# Laptop won't recognize my SD card?



## mankvill (Sep 11, 2005)

I have a Micro SD card + adapter that has worked since I got it, but now when I put it in my laptop, it doesn't get recognized. I put it in my computer and it gets recognized, so it's not the SD card/adapter.
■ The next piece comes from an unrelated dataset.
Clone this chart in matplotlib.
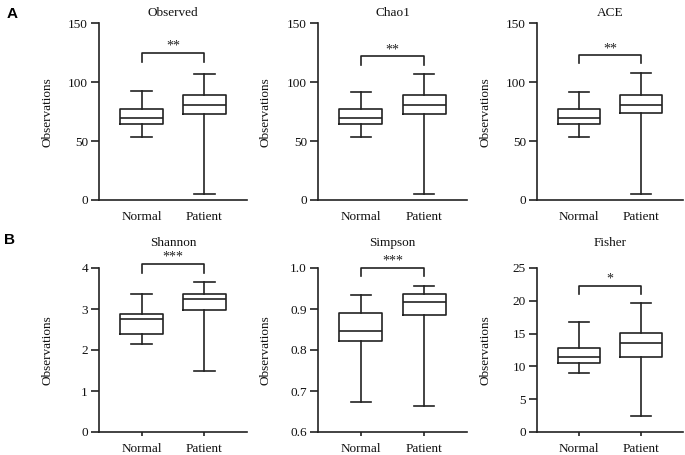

Also, the slot where I insert the SD card has a blue light to signify when the card is in the slot, but the light is always on now?

Any help would be greatly appreciated.  ray:


----------



## jcgriff2 (Sep 30, 2007)

Check the SD device manufacturer's support site for updated drivers.


----------



## mankvill (Sep 11, 2005)

I can't find the page for the drivers! 

I have:

Kingston 2 GB Micro SD
SD-C02G


----------



## spunk.funk (May 13, 2010)

I think *jcgriff2 *is suggesting that the look for a driver for your SD Card/Adapter not for the SD card. *
*


----------



## jcgriff2 (Sep 30, 2007)

Yes... look under Memory Technology Driver (or similar) in Device Manager -
START | type *devmgmt.msc*

- RIGHT-click on one of the devices listed
- click "Properties"
- click "driver" tab
- click "Driver Details"

Look up driver name --> Driver Reference Table 

Regards. . .

jcgriff2

`


----------



## mankvill (Sep 11, 2005)

I have open my device manager, but I don't see anything like "Memory Technology Driver"

I have:

Batteries
Computer
Disk drives
Display adapters
DVD/CD-ROM drives
Human Interface Devices
IDE ATA/ATAPI controllers
Imaging devices
Keyboards
Mice and other pointing devices
Modems
Monitors
Network Adapters
Ports (COM & LPT)
Processors
Sound, video and game controllers
Storage controllers
System devices
Universal Serial Bus controllers


----------



## jcgriff2 (Sep 30, 2007)

What OS are you running - Vista or Windows 7? OS under username = XP.

Please update profile details - 3rd line down - http://www.techsupportforum.com/forums/profile.php?do=editprofile

Run BSOD file collection script and I'll see if I can find SD card driver (skip step #3 for now) -

BSOD Posting Instructions - NT6x 

Is SD card slot built into system? If SD adapter, plug it in before running the script.

Attach resulting zip file to this post.

Regards. . .

jcgriff2

`


----------